> **Collected data**
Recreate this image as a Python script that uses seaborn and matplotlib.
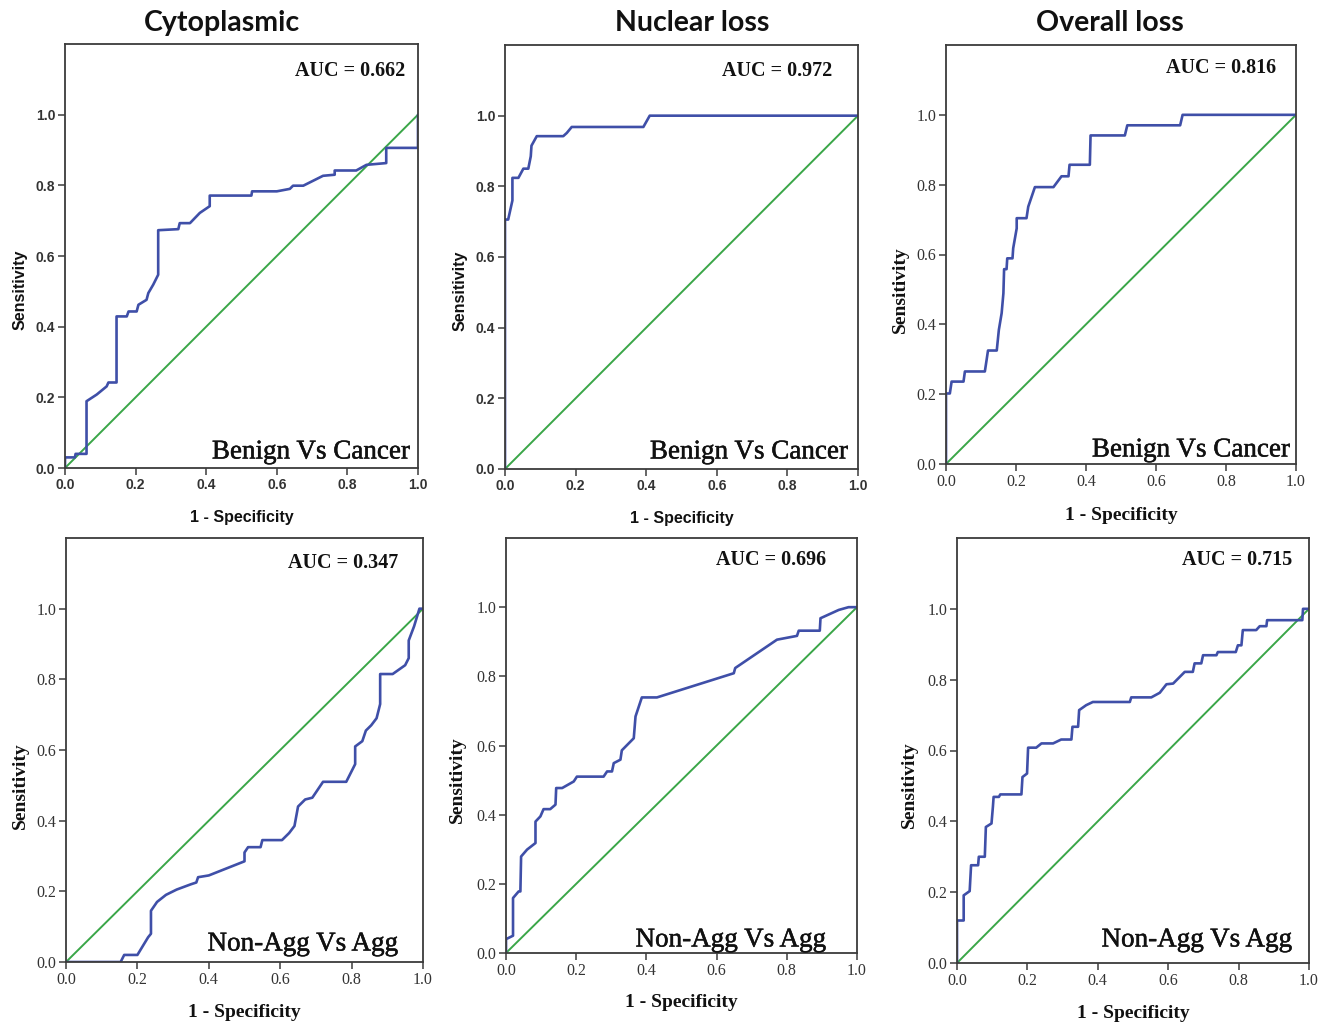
import matplotlib
matplotlib.use("Agg")
import matplotlib.pyplot as plt
import matplotlib.patheffects as pe
import seaborn as sns
import pandas as pd

sns.set_theme(style="white")
plt.rcParams['font.family'] = ['DejaVu Sans']

titles = ["Cytoplasmic", "Nuclear loss", "Overall loss"]
comparisons = ["Benign Vs Cancer", "Non-Agg Vs Agg"]
auc_values = [0.662, 0.972, 0.816, 0.347, 0.696, 0.715]
tick_values = [0.0, 0.2, 0.4, 0.6, 0.8, 1.0]
tick_labels = ["0.0", "0.2", "0.4", "0.6", "0.8", "1.0"]

# ROC curves: 1 - specificity (fpr) and sensitivity (tpr)
cyto_bc_fpr = [0, 0, 0.028, 0.03, 0.061, 0.061, 0.09, 0.118, 0.123, 0.146, 0.146, 0.175, 0.18,
               0.203, 0.208, 0.231, 0.236, 0.25, 0.264, 0.264, 0.321, 0.325, 0.354, 0.382, 0.41,
               0.41, 0.528, 0.53, 0.6, 0.637, 0.646, 0.675, 0.731, 0.764, 0.764, 0.825, 0.854,
               0.91, 0.91, 1.0, 1.0]
cyto_bc_tpr = [0, 0.03, 0.03, 0.04, 0.04, 0.189, 0.208, 0.231, 0.242, 0.242, 0.429, 0.429, 0.443,
               0.443, 0.462, 0.476, 0.495, 0.519, 0.547, 0.673, 0.676, 0.693, 0.693, 0.722, 0.741,
               0.771, 0.771, 0.783, 0.783, 0.79, 0.799, 0.799, 0.827, 0.83, 0.842, 0.842, 0.858,
               0.863, 0.906, 0.906, 1.0]

nuc_bc_fpr = [0, 0, 0.009, 0.021, 0.021, 0.038, 0.052, 0.066, 0.073, 0.075, 0.09, 0.165, 0.175,
              0.189, 0.392, 0.41, 1.0]
nuc_bc_tpr = [0, 0.706, 0.706, 0.76, 0.824, 0.824, 0.85, 0.85, 0.885, 0.915, 0.942, 0.942, 0.951,
              0.968, 0.968, 1.0, 1.0]

ovr_bc_fpr = [0, 0, 0.011, 0.016, 0.05, 0.054, 0.111, 0.116, 0.12, 0.145, 0.151, 0.159, 0.164,
              0.166, 0.173, 0.175, 0.19, 0.192, 0.202, 0.202, 0.23, 0.235, 0.254, 0.307, 0.33,
              0.35, 0.353, 0.411, 0.413, 0.511, 0.518, 0.669, 0.676, 1.0]
ovr_bc_tpr = [0, 0.202, 0.202, 0.236, 0.236, 0.265, 0.265, 0.298, 0.325, 0.325, 0.384, 0.432,
              0.489, 0.558, 0.558, 0.589, 0.589, 0.618, 0.675, 0.704, 0.704, 0.737, 0.793, 0.793,
              0.824, 0.824, 0.857, 0.857, 0.941, 0.941, 0.97, 0.97, 1.0, 1.0]

cyto_na_fpr = [0, 0.153, 0.163, 0.2, 0.23, 0.238, 0.238, 0.255, 0.28, 0.31, 0.35, 0.365, 0.37,
               0.4, 0.5, 0.5, 0.51, 0.545, 0.55, 0.605, 0.625, 0.64, 0.65, 0.67, 0.69, 0.72, 0.785,
               0.8, 0.81, 0.81, 0.83, 0.84, 0.855, 0.87, 0.88, 0.88, 0.915, 0.95, 0.96, 0.96, 0.975,
               0.99, 1.0]
cyto_na_tpr = [0, 0, 0.02, 0.02, 0.07, 0.08, 0.145, 0.17, 0.19, 0.205, 0.22, 0.225, 0.24, 0.245,
               0.285, 0.31, 0.325, 0.325, 0.345, 0.345, 0.365, 0.385, 0.44, 0.46, 0.465, 0.51,
               0.51, 0.54, 0.56, 0.61, 0.625, 0.655, 0.67, 0.69, 0.73, 0.815, 0.815, 0.84, 0.86,
               0.91, 0.95, 1.0, 1.0]

nuc_na_fpr = [0, 0, 0.02, 0.02, 0.036, 0.041, 0.043, 0.06, 0.084, 0.084, 0.098, 0.107, 0.126,
              0.141, 0.143, 0.16, 0.193, 0.202, 0.278, 0.288, 0.302, 0.307, 0.326, 0.33, 0.364,
              0.369, 0.387, 0.43, 0.649, 0.653, 0.772, 0.829, 0.834, 0.894, 0.896, 0.948, 0.976,
              1.0]
nuc_na_tpr = [0, 0.04, 0.05, 0.159, 0.178, 0.178, 0.279, 0.299, 0.318, 0.38, 0.395, 0.416, 0.416,
              0.429, 0.477, 0.477, 0.496, 0.51, 0.51, 0.525, 0.525, 0.549, 0.559, 0.586, 0.621,
              0.684, 0.739, 0.739, 0.809, 0.824, 0.906, 0.917, 0.932, 0.932, 0.968, 0.992, 1.0,
              1.0]

ovr_na_fpr = [0, 0, 0.019, 0.019, 0.036, 0.04, 0.06, 0.062, 0.079, 0.082, 0.098, 0.102, 0.104,
              0.119, 0.123, 0.183, 0.186, 0.199, 0.202, 0.225, 0.24, 0.273, 0.296, 0.325, 0.328,
              0.344, 0.347, 0.367, 0.386, 0.491, 0.495, 0.552, 0.576, 0.595, 0.614, 0.633, 0.647,
              0.67, 0.675, 0.694, 0.699, 0.737, 0.741, 0.792, 0.798, 0.808, 0.812, 0.85, 0.86,
              0.879, 0.881, 0.981, 0.983, 1.0]
ovr_na_tpr = [0, 0.12, 0.12, 0.191, 0.203, 0.276, 0.276, 0.3, 0.3, 0.384, 0.394, 0.441, 0.469,
              0.469, 0.476, 0.476, 0.525, 0.535, 0.608, 0.608, 0.62, 0.62, 0.631, 0.631, 0.667,
              0.667, 0.714, 0.728, 0.737, 0.737, 0.75, 0.75, 0.763, 0.787, 0.789, 0.808, 0.822,
              0.822, 0.846, 0.846, 0.869, 0.869, 0.878, 0.878, 0.897, 0.897, 0.94, 0.94, 0.951,
              0.951, 0.968, 0.968, 1.0, 1.0]

curves = [(cyto_bc_fpr, cyto_bc_tpr), (nuc_bc_fpr, nuc_bc_tpr), (ovr_bc_fpr, ovr_bc_tpr),
          (cyto_na_fpr, cyto_na_tpr), (nuc_na_fpr, nuc_na_tpr), (ovr_na_fpr, ovr_na_tpr)]

W, H = 1325, 1025
# axes boxes in pixels: left, right, top, bottom
boxes = [(65, 418, 44, 468), (505, 858, 45, 469), (946, 1296, 45, 464),
         (66, 423, 538, 962), (506, 857, 538, 953), (957, 1309, 538, 963)]
ylab_pos = [(-0.127, 0.42), (-0.127, 0.42), (-0.131, 0.415),
            (-0.129, 0.417), (-0.137, 0.417), (-0.134, 0.42)]
xlab_y = [-0.116, -0.116, -0.122, -0.118, -0.12, -0.118]
auc_pos = [(405, 71), (832, 71), (1276, 68), (398, 563), (826, 560), (1292, 560)]
cmp_pos = [(410, 452), (848, 452), (1290, 450), (398, 944), (826, 940), (1292, 940)]
title_x = [222, 692, 1110]

BLUE = "#3f4fa8"
GREEN = "#3aa648"
FRAME = "#3c3c3c"
SANS = ["Liberation Sans", "DejaVu Sans"]
SERIF = ["Liberation Serif", "DejaVu Serif"]

fig = plt.figure(figsize=(W / 100, H / 100), dpi=100)
fig.patch.set_facecolor("white")

for i in range(6):
    l, r, t, b = boxes[i]
    ax = fig.add_axes([l / W, 1 - b / H, (r - l) / W, (b - t) / H])
    ax.set_facecolor("white")
    fpr, tpr = curves[i]
    df = pd.DataFrame({"fpr": fpr, "tpr": tpr})
    diag = pd.DataFrame({"fpr": [0.0, 1.0], "tpr": [0.0, 1.0]})
    sns.lineplot(data=diag, x="fpr", y="tpr", ax=ax, color=GREEN, lw=1.4,
                 sort=False, estimator=None)
    sns.lineplot(data=df, x="fpr", y="tpr", ax=ax, color=BLUE, lw=1.9,
                 sort=False, estimator=None)
    ax.set_xlim(0, 1.0)
    ax.set_ylim(0, 1.2)
    ax.set_xticks(tick_values)
    ax.set_yticks(tick_values)
    ax.set_xticklabels(tick_labels)
    ax.set_yticklabels(tick_labels)
    for s in ax.spines.values():
        s.set_color(FRAME)
        s.set_linewidth(1.3)
        s.set_visible(True)
    sans_panel = i < 2
    fam = SANS if sans_panel else SERIF
    tsize = 10 if sans_panel else 11.5
    ax.tick_params(axis="both", which="major", direction="out", length=5, width=1.1,
                   color=FRAME, labelcolor="#333333", labelsize=tsize, pad=2,
                   bottom=True, left=True, top=False, right=False)
    for lab in ax.get_xticklabels() + ax.get_yticklabels():
        lab.set_family(fam)
        lab.set_fontweight("bold" if sans_panel else "normal")
    lsize = 11.5 if sans_panel else 14
    ax.set_xlabel("1 - Specificity", family=fam, fontweight="bold", fontsize=lsize,
                  color="#111111")
    ax.set_ylabel("Sensitivity", family=fam, fontweight="bold", fontsize=lsize,
                  color="#111111")
    ax.xaxis.set_label_coords(0.5, xlab_y[i])
    ax.xaxis.label.set_va("center")
    ax.yaxis.set_label_coords(*ylab_pos[i])
    ax.yaxis.label.set_va("center")
    ax.grid(False)

    ax_x, ax_y = auc_pos[i]
    fig.text(ax_x / W, 1 - ax_y / H, "AUC = %.3f" % auc_values[i], ha="right", va="center",
             family=SERIF, fontweight="bold", fontsize=14.5, color="#111111")
    cx, cy = cmp_pos[i]
    fig.text(cx / W, 1 - cy / H, comparisons[i // 3], ha="right", va="center",
             family=SERIF, fontsize=19.5, color="#111111",
             path_effects=[pe.withStroke(linewidth=0.35, foreground="#111111")])

for j in range(3):
    fig.text(title_x[j] / W, 1 - 23 / H, titles[j], ha="center", va="center",
             family=["Lato", "DejaVu Sans"], fontweight="bold", fontsize=20.5, color="#111111")

fig.savefig("out.png", dpi=100, facecolor="white")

> **Exercise requirements**
Begin at the first line of the data above and repeat each line exactly, stopping after the line containing "plt.rcParams['font.family'] = ['DejaVu Sans']". Omit the pictures.

> **Response to this exercise**
Recreate this image as a Python script that uses seaborn and matplotlib.
import matplotlib
matplotlib.use("Agg")
import matplotlib.pyplot as plt
import matplotlib.patheffects as pe
import seaborn as sns
import pandas as pd

sns.set_theme(style="white")
plt.rcParams['font.family'] = ['DejaVu Sans']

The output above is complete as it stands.